Surface Wet Bulb Potential Temperatures in and Near India – Normal values and a Study In Disturbed Weather
DOI:
https://doi.org/10.54302/mausam.v2i1.4640Keywords:
Wet bulb potential temperature, Equivalent Potential Temperature, Radio-sondeAbstract
In the extra-tropical latitudes, it has become customary to identify air masses by the temperature and occasionally humidity characters of the air streams. Though in India various entities like Dry Bulb, Wet Bulb, Maximum and Minimum and their anomalies have been plotted, there has been no critical examination of some concept which could be used. The temperatures obtained by the Radio-sonde observations are still very short of the requirements in the tropics where the space gradient of quantities is small. Surface observations are available over many more stations and over a much longer period that comparisons would be easier. The quantity envisaged is the Wet bulb Potential Temperature introduced by Normand obtained by surface observations.
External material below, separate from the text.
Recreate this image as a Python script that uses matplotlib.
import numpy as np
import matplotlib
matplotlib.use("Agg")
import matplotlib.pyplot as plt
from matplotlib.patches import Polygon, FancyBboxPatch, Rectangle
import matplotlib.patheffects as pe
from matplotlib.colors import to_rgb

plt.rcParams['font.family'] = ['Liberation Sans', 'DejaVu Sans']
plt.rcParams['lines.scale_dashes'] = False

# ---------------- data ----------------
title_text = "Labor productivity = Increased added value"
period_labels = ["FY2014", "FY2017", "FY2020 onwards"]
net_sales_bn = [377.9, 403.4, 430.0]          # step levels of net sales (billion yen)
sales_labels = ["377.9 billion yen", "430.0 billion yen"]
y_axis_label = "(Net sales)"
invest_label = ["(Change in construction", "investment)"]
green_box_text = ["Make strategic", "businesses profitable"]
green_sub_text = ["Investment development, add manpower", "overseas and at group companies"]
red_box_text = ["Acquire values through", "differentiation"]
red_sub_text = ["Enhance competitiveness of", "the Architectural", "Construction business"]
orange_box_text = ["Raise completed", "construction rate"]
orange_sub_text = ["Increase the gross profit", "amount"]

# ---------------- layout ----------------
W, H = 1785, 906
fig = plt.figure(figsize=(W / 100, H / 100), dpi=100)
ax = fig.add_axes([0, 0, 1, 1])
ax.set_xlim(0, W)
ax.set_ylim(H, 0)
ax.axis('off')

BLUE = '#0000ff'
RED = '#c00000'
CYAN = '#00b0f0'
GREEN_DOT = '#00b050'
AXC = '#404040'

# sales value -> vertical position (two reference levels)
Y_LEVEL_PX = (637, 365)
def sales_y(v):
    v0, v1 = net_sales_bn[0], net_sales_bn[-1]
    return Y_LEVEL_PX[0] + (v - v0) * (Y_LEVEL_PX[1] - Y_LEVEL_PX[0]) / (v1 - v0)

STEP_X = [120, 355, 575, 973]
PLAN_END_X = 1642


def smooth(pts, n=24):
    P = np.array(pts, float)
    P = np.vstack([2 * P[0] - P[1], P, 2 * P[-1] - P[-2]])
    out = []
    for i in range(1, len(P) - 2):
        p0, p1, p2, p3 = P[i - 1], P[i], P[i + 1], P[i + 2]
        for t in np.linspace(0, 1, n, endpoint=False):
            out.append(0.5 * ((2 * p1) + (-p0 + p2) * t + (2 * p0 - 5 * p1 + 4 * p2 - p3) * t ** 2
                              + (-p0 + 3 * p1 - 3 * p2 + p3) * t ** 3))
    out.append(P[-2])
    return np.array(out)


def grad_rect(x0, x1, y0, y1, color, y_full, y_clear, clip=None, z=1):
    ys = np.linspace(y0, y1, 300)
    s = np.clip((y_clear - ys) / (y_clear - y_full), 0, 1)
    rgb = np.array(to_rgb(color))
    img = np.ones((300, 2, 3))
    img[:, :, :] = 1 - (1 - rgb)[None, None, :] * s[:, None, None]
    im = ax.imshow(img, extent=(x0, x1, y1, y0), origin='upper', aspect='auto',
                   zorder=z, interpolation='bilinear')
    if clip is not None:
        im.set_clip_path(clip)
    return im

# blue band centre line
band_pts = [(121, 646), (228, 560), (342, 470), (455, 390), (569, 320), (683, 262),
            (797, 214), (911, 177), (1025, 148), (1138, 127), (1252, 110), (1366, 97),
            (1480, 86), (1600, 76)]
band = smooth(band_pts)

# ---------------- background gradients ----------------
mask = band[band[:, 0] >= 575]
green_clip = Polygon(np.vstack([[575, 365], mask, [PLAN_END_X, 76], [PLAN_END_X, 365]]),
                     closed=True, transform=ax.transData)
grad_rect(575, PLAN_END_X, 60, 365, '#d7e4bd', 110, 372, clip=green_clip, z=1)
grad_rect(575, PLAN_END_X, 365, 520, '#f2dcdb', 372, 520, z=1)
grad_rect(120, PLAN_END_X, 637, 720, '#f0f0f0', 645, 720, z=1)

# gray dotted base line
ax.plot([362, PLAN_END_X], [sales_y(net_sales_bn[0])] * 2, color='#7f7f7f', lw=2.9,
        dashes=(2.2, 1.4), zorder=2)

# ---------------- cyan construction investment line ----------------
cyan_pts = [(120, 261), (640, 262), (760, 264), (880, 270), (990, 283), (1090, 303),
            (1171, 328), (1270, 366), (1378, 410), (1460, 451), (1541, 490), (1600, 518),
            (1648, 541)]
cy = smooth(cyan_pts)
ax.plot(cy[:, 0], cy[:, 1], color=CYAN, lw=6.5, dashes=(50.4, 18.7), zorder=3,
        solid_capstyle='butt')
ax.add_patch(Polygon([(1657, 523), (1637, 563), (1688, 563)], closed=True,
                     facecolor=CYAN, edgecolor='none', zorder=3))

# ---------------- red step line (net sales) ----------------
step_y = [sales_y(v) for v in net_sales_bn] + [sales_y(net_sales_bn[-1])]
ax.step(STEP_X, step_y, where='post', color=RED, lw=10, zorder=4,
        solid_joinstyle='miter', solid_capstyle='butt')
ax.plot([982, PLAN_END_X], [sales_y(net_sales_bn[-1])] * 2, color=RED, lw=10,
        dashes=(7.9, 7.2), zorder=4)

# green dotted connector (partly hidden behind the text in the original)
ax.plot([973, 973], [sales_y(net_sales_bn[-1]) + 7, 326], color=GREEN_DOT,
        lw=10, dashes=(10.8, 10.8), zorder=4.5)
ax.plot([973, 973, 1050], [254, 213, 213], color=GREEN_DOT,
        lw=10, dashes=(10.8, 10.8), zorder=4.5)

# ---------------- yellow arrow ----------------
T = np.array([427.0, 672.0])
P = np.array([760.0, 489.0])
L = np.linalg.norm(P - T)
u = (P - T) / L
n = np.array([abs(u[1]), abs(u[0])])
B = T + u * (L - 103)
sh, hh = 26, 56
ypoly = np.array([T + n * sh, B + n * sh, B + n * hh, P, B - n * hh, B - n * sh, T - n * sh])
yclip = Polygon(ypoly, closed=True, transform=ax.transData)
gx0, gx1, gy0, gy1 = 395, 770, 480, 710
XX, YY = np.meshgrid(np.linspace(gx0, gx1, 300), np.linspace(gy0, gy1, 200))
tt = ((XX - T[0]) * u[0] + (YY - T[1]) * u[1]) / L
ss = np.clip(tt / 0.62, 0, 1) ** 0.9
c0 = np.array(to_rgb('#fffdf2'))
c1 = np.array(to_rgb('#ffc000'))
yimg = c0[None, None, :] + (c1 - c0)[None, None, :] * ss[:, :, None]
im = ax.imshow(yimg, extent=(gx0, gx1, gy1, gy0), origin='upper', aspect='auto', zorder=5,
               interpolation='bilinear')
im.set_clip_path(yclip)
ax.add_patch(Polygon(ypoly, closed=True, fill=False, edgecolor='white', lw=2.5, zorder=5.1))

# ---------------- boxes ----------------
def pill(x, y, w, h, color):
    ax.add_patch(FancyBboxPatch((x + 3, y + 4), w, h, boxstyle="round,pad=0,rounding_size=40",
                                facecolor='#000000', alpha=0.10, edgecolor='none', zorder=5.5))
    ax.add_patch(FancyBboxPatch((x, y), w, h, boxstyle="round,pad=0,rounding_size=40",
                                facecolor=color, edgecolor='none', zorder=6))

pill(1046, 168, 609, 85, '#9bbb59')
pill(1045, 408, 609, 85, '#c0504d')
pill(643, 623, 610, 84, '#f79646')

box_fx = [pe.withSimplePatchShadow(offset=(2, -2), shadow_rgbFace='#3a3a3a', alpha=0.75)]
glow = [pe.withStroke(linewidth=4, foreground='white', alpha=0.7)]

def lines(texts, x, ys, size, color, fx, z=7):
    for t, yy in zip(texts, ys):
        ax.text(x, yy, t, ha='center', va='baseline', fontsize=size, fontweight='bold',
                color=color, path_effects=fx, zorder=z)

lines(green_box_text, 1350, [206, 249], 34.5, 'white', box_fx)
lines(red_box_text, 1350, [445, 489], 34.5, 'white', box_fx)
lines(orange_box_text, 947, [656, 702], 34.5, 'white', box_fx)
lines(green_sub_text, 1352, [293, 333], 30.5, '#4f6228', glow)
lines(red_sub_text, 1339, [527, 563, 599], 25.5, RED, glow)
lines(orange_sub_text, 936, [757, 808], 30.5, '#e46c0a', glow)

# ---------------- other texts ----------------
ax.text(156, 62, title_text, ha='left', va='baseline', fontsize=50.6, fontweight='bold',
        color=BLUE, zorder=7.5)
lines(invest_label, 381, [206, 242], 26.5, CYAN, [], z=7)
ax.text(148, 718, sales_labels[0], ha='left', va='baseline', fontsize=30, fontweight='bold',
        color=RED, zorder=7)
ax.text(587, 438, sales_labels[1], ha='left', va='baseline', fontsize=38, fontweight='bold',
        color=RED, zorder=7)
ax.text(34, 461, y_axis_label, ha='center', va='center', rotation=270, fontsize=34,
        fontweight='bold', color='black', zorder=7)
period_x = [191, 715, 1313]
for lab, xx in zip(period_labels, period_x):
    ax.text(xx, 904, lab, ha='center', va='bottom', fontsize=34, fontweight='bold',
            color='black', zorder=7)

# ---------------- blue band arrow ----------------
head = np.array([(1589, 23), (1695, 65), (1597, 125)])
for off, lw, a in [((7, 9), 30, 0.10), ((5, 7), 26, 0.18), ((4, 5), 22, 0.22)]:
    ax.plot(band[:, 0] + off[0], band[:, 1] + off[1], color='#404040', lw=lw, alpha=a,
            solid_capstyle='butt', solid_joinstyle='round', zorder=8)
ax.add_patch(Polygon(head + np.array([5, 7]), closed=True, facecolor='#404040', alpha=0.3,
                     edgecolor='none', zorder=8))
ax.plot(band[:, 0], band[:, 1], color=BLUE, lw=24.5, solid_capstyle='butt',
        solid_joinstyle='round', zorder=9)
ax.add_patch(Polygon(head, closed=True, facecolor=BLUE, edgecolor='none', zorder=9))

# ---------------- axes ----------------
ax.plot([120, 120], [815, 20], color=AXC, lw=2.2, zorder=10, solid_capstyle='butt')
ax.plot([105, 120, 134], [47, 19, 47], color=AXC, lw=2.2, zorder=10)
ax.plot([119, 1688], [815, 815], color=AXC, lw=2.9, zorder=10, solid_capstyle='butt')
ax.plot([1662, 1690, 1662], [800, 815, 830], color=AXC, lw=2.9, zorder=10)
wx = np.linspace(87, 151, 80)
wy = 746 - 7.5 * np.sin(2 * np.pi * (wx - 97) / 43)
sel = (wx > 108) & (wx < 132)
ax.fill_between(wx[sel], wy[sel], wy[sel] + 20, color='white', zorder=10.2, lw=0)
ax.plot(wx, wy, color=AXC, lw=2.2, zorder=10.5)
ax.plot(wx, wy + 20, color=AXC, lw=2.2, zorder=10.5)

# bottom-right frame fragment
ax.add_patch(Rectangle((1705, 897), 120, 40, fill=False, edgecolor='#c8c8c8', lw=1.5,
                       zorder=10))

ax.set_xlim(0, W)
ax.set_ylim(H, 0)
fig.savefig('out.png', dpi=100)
The larger number of observations that are available partly offsets the effect of nearness to the ground.
Normal Wet Bulb Temperature charts for the twelve months are given. During a pre-monsoon cyclonic storm of 1930, the field over India has been plotted for a number of days. From the latter charts, an interpretation is made to reason differing air masses entering into the storm field. Incidentally, it is also shown that secondaries of western disturbances show off as disconnected pools of air which seem to move in some Northeasterly direction. It is suggested that if 24 hour changes in the quantity and plotted, it would help identification of air masses.
A simple analysis is given so that the derivation between Normand’s Wet Bulb Potential and Rossby’s Equivalent or Equivalent Potential Temperatures is brought out and a nomogram connection can be drawn.